WHAT YOU HAVE TO DO
Take the lines from the top down to and including the one with "Hilfen: N=642; Datenbasis" and repeat them exactly. Omit images.

━━━━━ SOURCE EXCERPT ━━━━━

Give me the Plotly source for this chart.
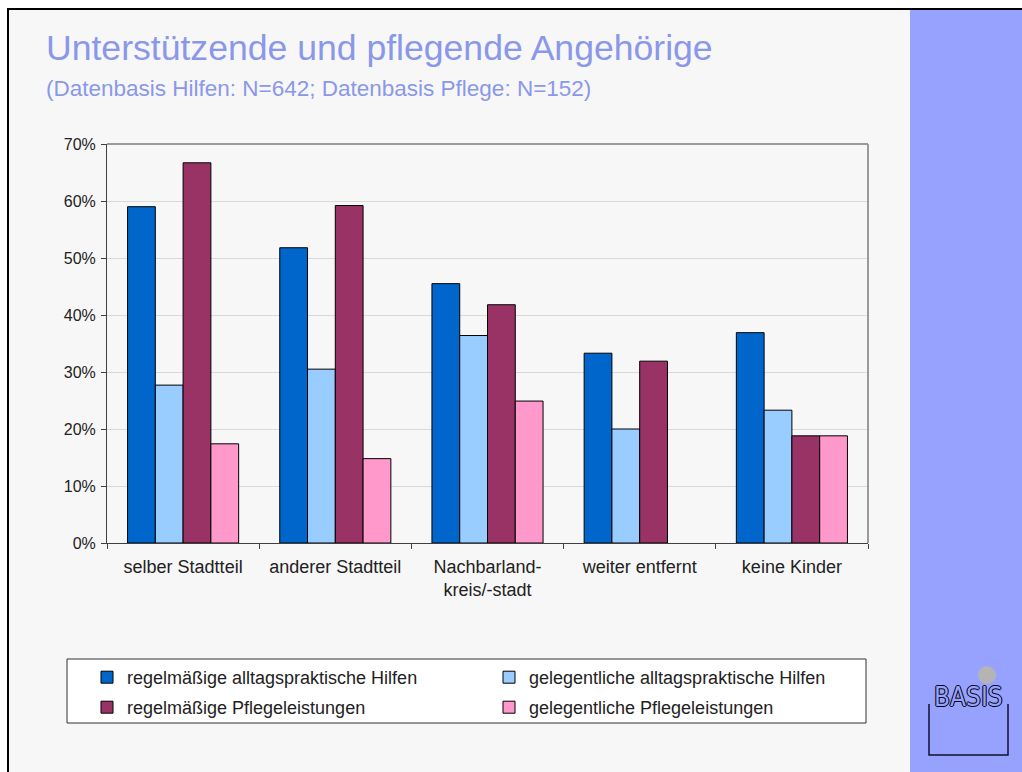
import plotly.graph_objects as go

# --- data -------------------------------------------------------------
categories = ["selber Stadtteil", "anderer Stadtteil", "Nachbarland-<br>kreis/-stadt",
              "weiter entfernt", "keine Kinder"]
series_names = ["regelmäßige alltagspraktische Hilfen",
                "gelegentliche alltagspraktische Hilfen",
                "regelmäßige Pflegeleistungen",
                "gelegentliche Pflegeleistungen"]
reg_hilfen = [59.0, 51.8, 45.5, 33.3, 36.9]
gel_hilfen = [27.7, 30.5, 36.4, 20.0, 23.3]
reg_pflege = [66.7, 59.2, 41.8, 31.9, 18.8]
gel_pflege = [17.4, 14.8, 24.9, None, 18.8]   # no value for "weiter entfernt"
y_ticks = [0, 10, 20, 30, 40, 50, 60, 70]
y_tick_labels = [f"{v}%" for v in y_ticks]

title_text = "Unterstützende und pflegende Angehörige"
subtitle_text = "(Datenbasis Hilfen: N=642; Datenbasis Pflege: N=152)"

# --- styling ------------------------------------------------------------
colors = ["#0066CC", "#99CCFF", "#993366", "#FF99CC"]
FONT = "Liberation Sans, Arial, Helvetica, sans-serif"
W, H = 1022, 772
L, R, T, B = 107, 154, 144, 229
PW, PH = W - L - R, H - T - B


def px(x):
    """pixel x -> paper x"""
    return (x - L) / PW


def py(y):
    """pixel y (from top) -> paper y"""
    return (H - B - y) / PH


fig = go.Figure()
values = [reg_hilfen, gel_hilfen, reg_pflege, gel_pflege]
legend_ids = ["legend", "legend", "legend2", "legend2"]
for name, vals, col, lg in zip(series_names, values, colors, legend_ids):
    fig.add_trace(go.Bar(
        x=categories, y=vals, name=name, legend=lg,
        marker=dict(color=col, line=dict(color="#000000", width=1)),
    ))

shapes = [
    # page background with black frame on top/left
    dict(type="rect", xref="paper", yref="paper", layer="below",
         x0=px(8), x1=px(1040), y0=py(9), y1=py(790),
         fillcolor="#F7F7F7", line=dict(color="#000000", width=2)),
    # coloured band on the right
    dict(type="rect", xref="paper", yref="paper", layer="below",
         x0=px(910), x1=px(1040), y0=py(10), y1=py(790),
         fillcolor="#97A1FE", line=dict(width=0)),
    # plot frame: top and right edges
    dict(type="line", xref="paper", yref="paper", x0=0, x1=1, y0=1, y1=1,
         line=dict(color="#9A9A9A", width=2)),
    dict(type="line", xref="paper", yref="paper", x0=1, x1=1, y0=0, y1=1,
         line=dict(color="#9A9A9A", width=2)),
    # legend box
    dict(type="rect", xref="paper", yref="paper", layer="below",
         x0=px(67), x1=px(866), y0=py(659), y1=py(723),
         fillcolor="#FFFFFF", line=dict(color="#333333", width=1)),
    # logo: grey dot and frame
    dict(type="circle", xref="paper", yref="paper",
         x0=px(978), x1=px(996), y0=py(666), y1=py(684),
         fillcolor="#B4B4B4", line=dict(width=0)),
    dict(type="path", xref="paper", yref="paper",
         path=(f"M{px(929)},{py(704)} L{px(929)},{py(755)} "
               f"L{px(1008)},{py(755)} L{px(1008)},{py(704)}"),
         line=dict(color="#111133", width=1.5)),
]

annotations = [
    dict(text=title_text, xref="paper", yref="paper", x=px(44), y=py(48),
         xanchor="left", yanchor="middle", showarrow=False,
         font=dict(family=FONT, size=35.6, color="#8A97EA")),
    dict(text=subtitle_text, xref="paper", yref="paper", x=px(44), y=py(88),
         xanchor="left", yanchor="middle", showarrow=False,
         font=dict(family=FONT, size=22.5, color="#8A97EA")),
    dict(text="BASIS", xref="paper", yref="paper", x=px(968.5), y=py(697),
         xanchor="center", yanchor="middle", showarrow=False,
         font=dict(family="Liberation Sans Narrow, DejaVu Sans Condensed, " + FONT,
                   size=26, color="#97A1FE",
                   shadow="1px 0 0 #000, -1px 0 0 #000, 0 1px 0 #000, 0 -1px 0 #000")),
]

legend_common = dict(
    orientation="h", xanchor="left", yanchor="top", x=px(87),
    bgcolor="rgba(0,0,0,0)", borderwidth=0,
    entrywidth=357, entrywidthmode="pixels",
    font=dict(family=FONT, size=18, color="#222222"),
)

fig.update_layout(
    width=W, height=H,
    margin=dict(l=L, r=R, t=T, b=B, pad=0),
    paper_bgcolor="#FFFFFF", plot_bgcolor="#F7F7F7",
    barmode="group", bargap=0.27, bargroupgap=0,
    showlegend=True,
    legend=dict(**legend_common, y=py(659)),
    legend2=dict(**legend_common, y=py(689)),
    shapes=shapes, annotations=annotations,
    font=dict(family=FONT),
    xaxis=dict(
        showline=True, linecolor="#404040", linewidth=1,
        ticks="outside", ticklen=5, tickcolor="#404040", tickson="boundaries",
        tickfont=dict(family=FONT, size=18, color="#222222"),
        ticklabelstandoff=7, showgrid=False, fixedrange=True,
    ),
    yaxis=dict(
        range=[0, 70], tickvals=y_ticks, ticktext=y_tick_labels,
        showline=True, linecolor="#404040", linewidth=1,
        ticks="outside", ticklen=5, tickcolor="#404040",
        tickfont=dict(family=FONT, size=16, color="#222222"),
        ticklabelstandoff=2,
        showgrid=True, gridcolor="#D9D9D9", gridwidth=1, zeroline=False,
        fixedrange=True,
    ),
)

fig.write_html("out.html")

━━━━━

ANSWER TO THE TASK
Give me the Plotly source for this chart.
import plotly.graph_objects as go

# --- data -------------------------------------------------------------
categories = ["selber Stadtteil", "anderer Stadtteil", "Nachbarland-<br>kreis/-stadt",
              "weiter entfernt", "keine Kinder"]
series_names = ["regelmäßige alltagspraktische Hilfen",
                "gelegentliche alltagspraktische Hilfen",
                "regelmäßige Pflegeleistungen",
                "gelegentliche Pflegeleistungen"]
reg_hilfen = [59.0, 51.8, 45.5, 33.3, 36.9]
gel_hilfen = [27.7, 30.5, 36.4, 20.0, 23.3]
reg_pflege = [66.7, 59.2, 41.8, 31.9, 18.8]
gel_pflege = [17.4, 14.8, 24.9, None, 18.8]   # no value for "weiter entfernt"
y_ticks = [0, 10, 20, 30, 40, 50, 60, 70]
y_tick_labels = [f"{v}%" for v in y_ticks]

title_text = "Unterstützende und pflegende Angehörige"
subtitle_text = "(Datenbasis Hilfen: N=642; Datenbasis Pflege: N=152)"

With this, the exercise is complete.